__Recorded data__
━━━━━━━━━━
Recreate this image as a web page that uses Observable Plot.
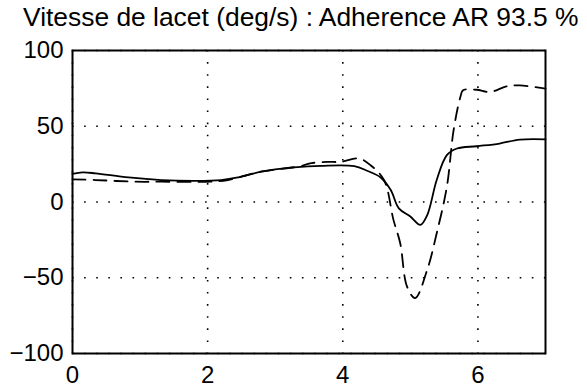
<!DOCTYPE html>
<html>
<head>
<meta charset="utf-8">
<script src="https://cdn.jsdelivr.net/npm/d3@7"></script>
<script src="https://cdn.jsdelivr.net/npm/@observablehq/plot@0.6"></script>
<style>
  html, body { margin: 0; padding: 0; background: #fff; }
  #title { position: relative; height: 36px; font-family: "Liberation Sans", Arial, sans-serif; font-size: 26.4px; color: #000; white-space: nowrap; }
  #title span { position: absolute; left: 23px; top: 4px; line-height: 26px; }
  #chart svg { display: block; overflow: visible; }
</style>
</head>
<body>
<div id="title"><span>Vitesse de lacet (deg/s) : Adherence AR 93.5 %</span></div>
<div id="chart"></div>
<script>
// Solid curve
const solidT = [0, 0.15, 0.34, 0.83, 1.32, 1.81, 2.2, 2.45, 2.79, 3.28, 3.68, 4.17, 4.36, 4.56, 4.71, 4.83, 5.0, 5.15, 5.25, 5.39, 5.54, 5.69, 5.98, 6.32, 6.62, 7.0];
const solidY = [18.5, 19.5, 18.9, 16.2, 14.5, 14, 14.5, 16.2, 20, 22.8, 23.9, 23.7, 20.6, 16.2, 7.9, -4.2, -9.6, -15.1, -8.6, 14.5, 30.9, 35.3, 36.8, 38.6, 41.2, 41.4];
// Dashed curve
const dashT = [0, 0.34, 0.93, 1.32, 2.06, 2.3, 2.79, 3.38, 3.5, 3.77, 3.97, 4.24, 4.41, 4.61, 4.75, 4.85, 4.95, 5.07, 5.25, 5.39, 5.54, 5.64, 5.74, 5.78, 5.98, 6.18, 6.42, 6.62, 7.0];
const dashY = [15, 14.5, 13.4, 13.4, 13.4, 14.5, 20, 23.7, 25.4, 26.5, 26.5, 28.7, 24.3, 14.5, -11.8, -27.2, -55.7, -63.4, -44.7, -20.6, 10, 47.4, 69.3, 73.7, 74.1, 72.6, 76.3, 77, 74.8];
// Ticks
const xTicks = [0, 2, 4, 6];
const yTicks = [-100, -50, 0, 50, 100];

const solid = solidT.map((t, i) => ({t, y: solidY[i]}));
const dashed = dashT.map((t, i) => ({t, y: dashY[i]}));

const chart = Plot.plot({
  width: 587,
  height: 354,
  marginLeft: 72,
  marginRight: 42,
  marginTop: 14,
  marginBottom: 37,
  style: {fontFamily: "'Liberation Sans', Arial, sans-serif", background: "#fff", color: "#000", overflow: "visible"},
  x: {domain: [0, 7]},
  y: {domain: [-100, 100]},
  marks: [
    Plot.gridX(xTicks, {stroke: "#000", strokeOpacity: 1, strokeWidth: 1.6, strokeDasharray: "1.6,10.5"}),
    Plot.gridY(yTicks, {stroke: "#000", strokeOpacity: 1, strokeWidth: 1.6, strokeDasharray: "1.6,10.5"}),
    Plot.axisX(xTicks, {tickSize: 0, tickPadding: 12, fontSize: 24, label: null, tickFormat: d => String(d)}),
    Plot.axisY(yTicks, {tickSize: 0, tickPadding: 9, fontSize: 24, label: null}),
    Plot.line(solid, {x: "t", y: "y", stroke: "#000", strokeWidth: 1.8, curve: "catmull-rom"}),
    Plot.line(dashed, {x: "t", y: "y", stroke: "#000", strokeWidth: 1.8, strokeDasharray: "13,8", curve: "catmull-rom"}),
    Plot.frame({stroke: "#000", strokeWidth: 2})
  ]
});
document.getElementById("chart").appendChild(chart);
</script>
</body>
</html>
━━━━━━━━━━
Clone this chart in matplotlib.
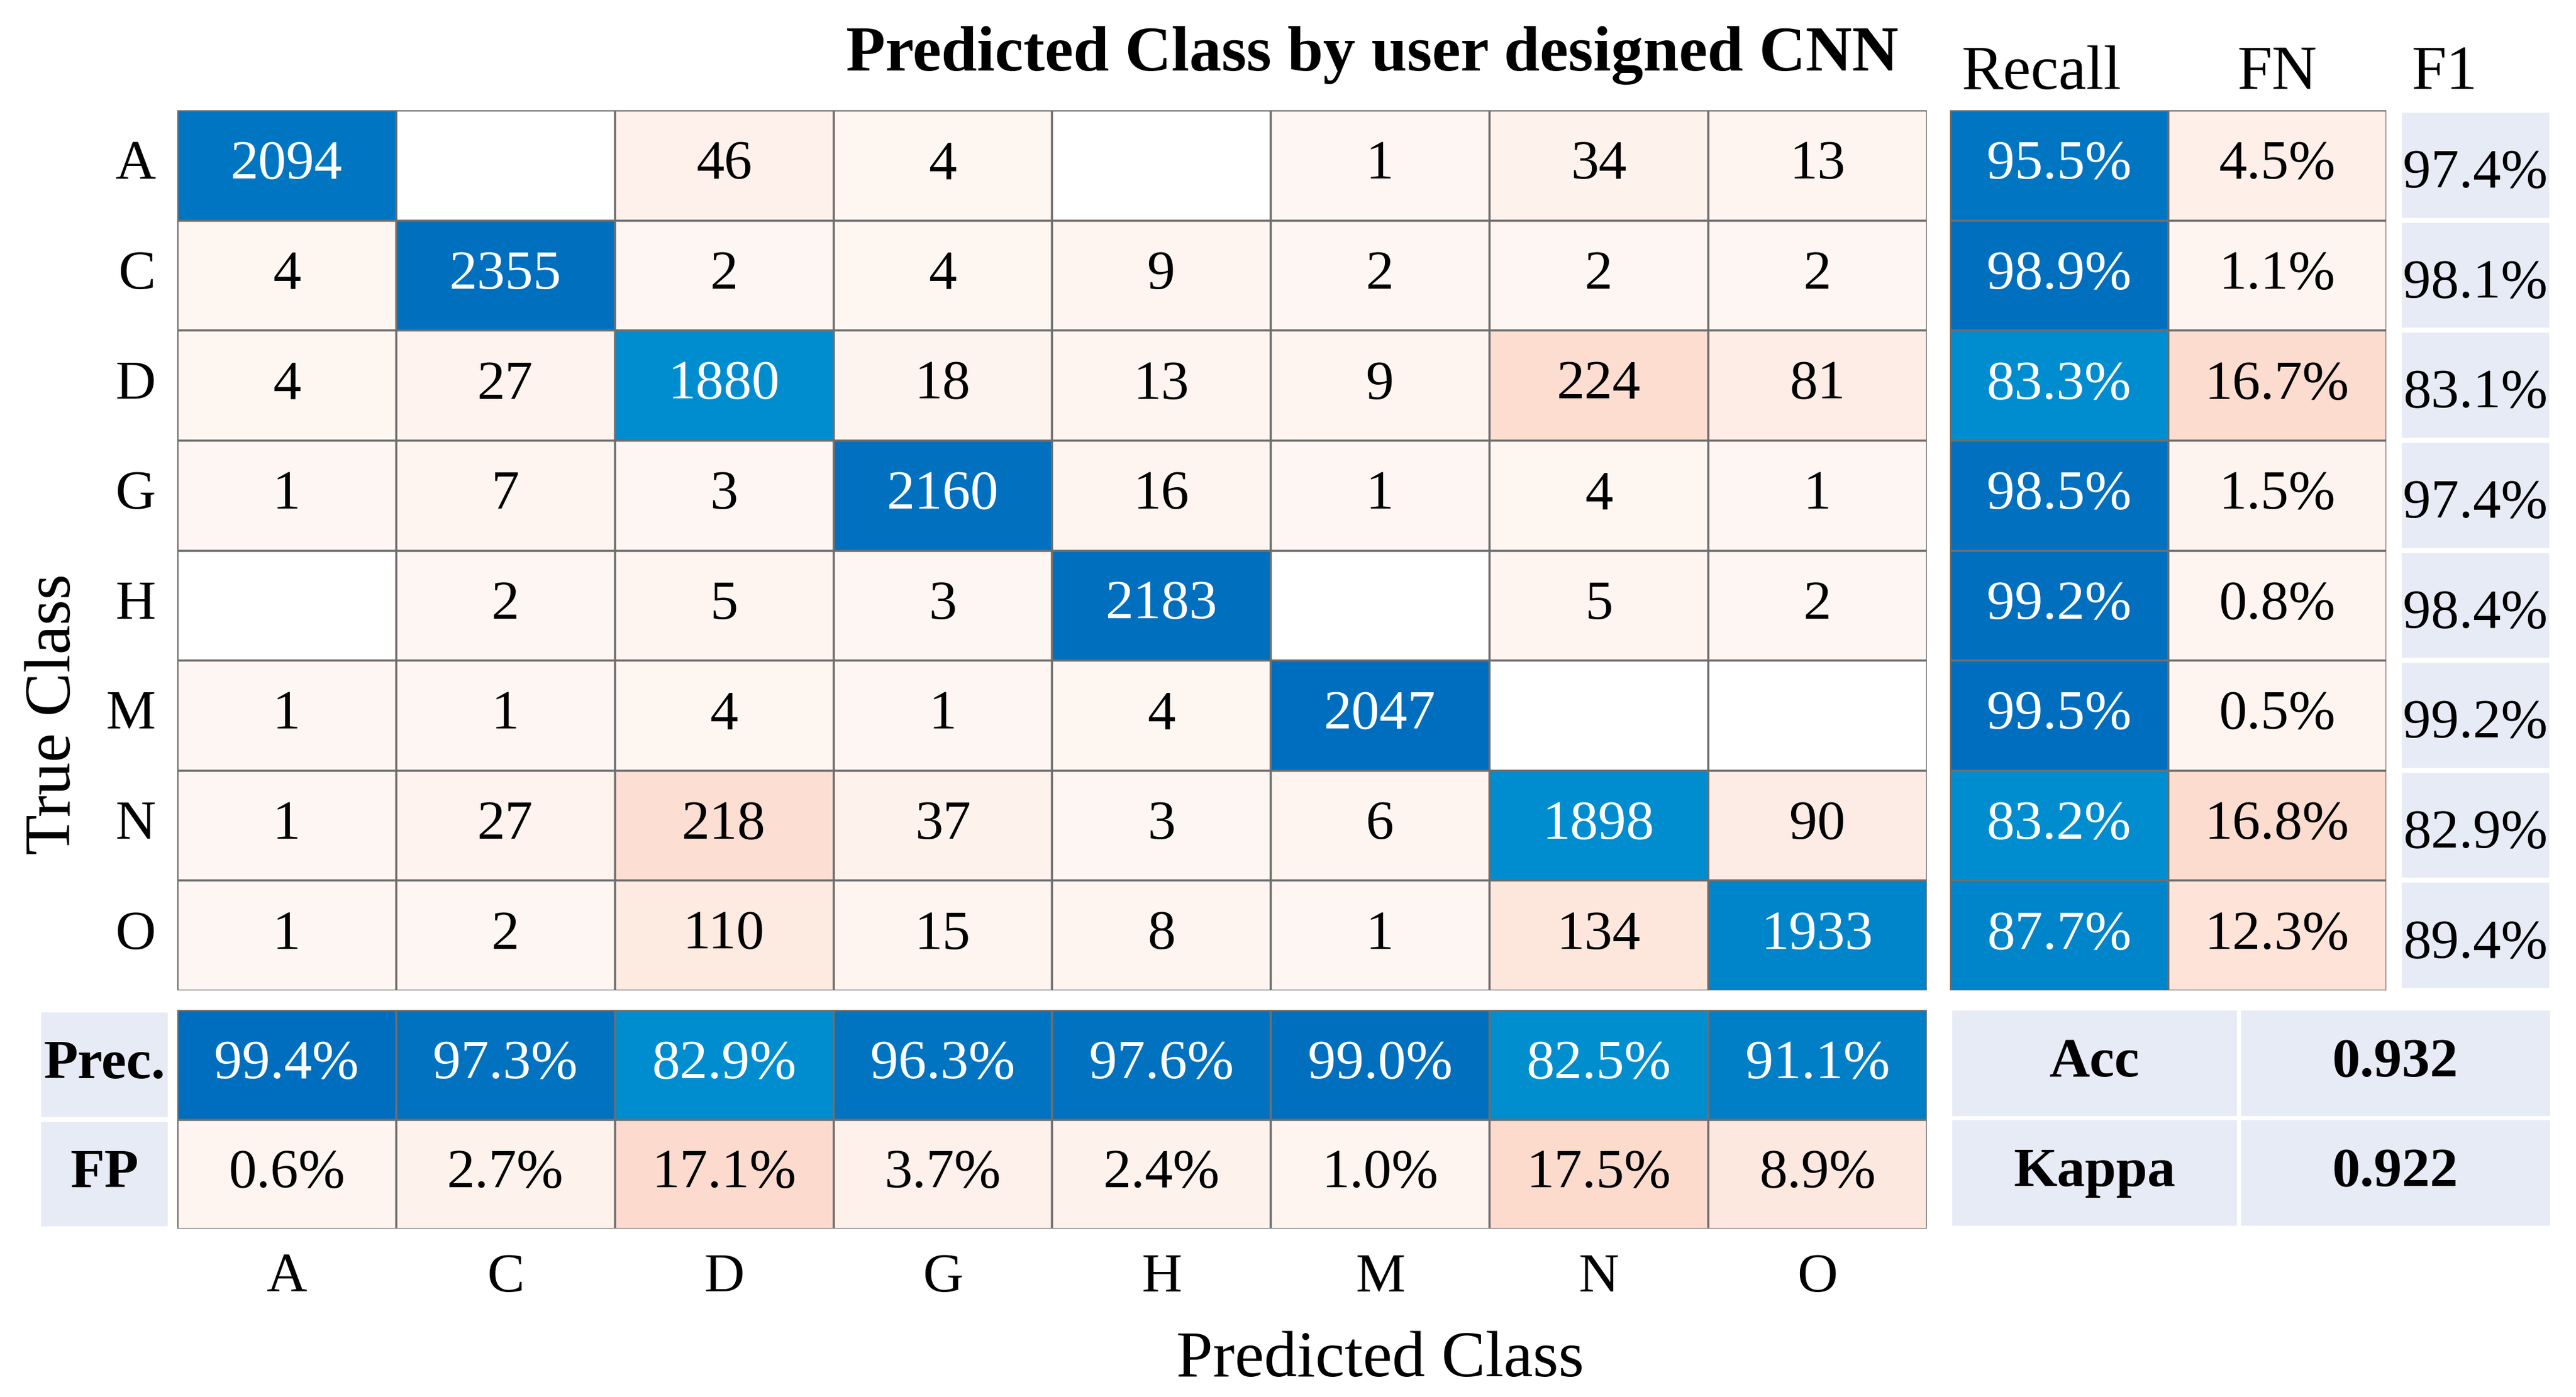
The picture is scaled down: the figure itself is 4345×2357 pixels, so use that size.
━━━━━━━━━━
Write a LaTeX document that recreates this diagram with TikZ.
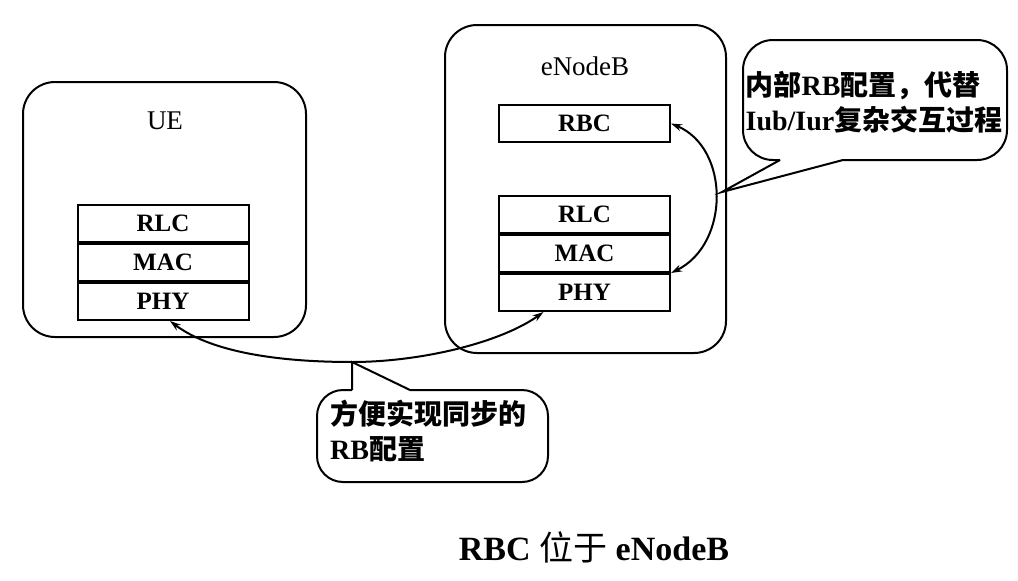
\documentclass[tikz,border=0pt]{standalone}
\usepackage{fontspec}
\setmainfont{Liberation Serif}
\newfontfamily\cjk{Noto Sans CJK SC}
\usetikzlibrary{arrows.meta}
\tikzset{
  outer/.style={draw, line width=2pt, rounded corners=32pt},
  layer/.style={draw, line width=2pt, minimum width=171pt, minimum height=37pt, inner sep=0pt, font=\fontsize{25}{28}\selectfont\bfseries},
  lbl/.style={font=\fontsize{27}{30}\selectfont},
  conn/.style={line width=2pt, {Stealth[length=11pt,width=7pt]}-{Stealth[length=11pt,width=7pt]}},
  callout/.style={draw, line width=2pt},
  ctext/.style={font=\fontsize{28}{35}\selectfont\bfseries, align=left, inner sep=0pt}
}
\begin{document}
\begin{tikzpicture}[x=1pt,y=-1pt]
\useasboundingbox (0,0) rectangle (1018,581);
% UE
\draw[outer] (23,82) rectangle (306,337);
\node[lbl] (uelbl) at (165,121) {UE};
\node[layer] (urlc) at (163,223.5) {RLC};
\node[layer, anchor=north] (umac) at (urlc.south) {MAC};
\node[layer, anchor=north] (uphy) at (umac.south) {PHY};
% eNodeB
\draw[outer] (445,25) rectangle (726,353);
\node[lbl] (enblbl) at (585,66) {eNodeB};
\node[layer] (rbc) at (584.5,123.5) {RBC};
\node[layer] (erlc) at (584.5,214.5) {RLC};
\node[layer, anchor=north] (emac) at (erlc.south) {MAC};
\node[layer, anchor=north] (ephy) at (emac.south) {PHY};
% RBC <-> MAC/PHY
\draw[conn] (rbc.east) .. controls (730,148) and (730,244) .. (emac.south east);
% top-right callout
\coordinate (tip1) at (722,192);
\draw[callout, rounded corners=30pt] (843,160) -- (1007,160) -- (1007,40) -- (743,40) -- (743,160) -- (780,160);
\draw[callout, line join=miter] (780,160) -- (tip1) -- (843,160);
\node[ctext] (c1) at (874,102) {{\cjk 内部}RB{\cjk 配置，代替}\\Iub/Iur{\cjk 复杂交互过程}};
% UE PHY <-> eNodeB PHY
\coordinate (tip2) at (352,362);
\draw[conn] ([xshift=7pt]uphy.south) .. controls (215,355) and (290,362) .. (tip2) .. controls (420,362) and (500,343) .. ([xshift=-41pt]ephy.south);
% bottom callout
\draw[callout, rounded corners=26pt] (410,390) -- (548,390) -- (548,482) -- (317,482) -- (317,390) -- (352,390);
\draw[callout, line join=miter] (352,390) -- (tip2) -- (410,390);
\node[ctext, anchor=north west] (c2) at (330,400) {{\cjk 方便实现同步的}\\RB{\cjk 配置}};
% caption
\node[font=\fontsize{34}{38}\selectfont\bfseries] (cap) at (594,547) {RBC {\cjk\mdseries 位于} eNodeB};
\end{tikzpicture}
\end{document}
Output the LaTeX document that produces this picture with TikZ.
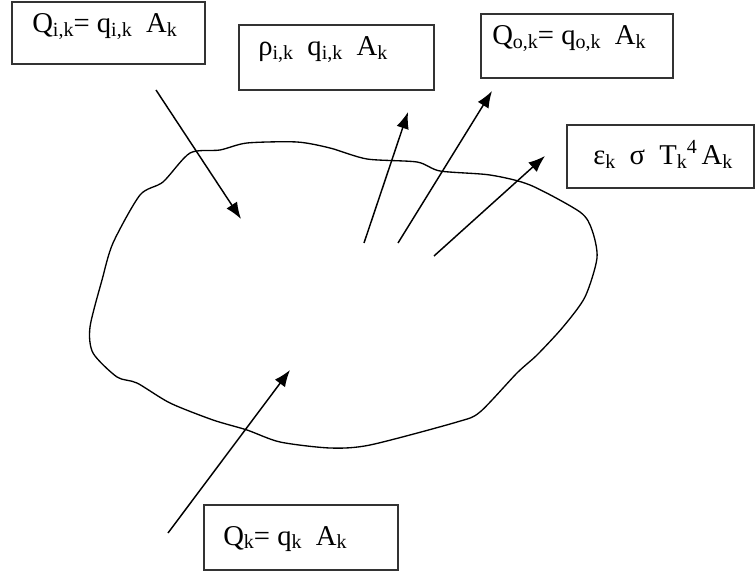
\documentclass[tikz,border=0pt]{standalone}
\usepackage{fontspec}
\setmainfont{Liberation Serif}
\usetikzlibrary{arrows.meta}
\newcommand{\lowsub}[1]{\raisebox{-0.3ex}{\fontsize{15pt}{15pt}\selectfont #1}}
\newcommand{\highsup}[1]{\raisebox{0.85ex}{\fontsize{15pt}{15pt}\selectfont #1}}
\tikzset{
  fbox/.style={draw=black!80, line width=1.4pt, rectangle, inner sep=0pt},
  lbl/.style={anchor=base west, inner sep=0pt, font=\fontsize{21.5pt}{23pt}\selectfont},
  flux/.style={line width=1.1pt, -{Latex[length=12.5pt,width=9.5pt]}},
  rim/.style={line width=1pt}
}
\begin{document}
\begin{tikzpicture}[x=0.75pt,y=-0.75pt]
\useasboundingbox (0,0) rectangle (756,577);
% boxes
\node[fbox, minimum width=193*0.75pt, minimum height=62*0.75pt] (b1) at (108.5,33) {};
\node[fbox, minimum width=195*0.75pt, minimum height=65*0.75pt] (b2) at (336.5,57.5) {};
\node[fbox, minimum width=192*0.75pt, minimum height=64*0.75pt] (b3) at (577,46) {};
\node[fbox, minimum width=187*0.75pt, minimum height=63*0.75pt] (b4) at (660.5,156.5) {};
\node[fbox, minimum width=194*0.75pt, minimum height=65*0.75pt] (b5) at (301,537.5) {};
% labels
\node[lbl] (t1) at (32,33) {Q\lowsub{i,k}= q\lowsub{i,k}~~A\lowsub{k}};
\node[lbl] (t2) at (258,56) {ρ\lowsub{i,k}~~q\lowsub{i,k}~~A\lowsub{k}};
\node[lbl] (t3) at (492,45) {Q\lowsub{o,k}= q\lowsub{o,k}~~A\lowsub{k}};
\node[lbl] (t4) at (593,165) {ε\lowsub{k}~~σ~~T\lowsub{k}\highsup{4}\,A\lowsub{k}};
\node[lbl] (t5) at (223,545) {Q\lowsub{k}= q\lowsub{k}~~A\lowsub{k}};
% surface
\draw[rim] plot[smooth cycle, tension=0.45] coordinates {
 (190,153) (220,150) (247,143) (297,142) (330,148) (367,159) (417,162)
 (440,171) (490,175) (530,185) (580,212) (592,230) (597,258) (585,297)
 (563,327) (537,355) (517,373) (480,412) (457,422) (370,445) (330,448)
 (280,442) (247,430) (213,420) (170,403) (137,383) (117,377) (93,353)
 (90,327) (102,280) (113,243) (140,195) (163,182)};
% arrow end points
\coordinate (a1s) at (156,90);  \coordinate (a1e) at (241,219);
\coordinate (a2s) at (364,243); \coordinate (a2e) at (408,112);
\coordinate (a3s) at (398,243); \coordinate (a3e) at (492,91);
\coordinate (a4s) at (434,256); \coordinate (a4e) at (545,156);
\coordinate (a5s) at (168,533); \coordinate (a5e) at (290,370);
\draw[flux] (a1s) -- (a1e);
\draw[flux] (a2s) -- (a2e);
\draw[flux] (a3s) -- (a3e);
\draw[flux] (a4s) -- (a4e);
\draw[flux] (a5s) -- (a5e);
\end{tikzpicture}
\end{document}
━━━━━━━━━━
__Description of the task__
Report only how many lines in the entries contain "chart".

__Exercise output__
5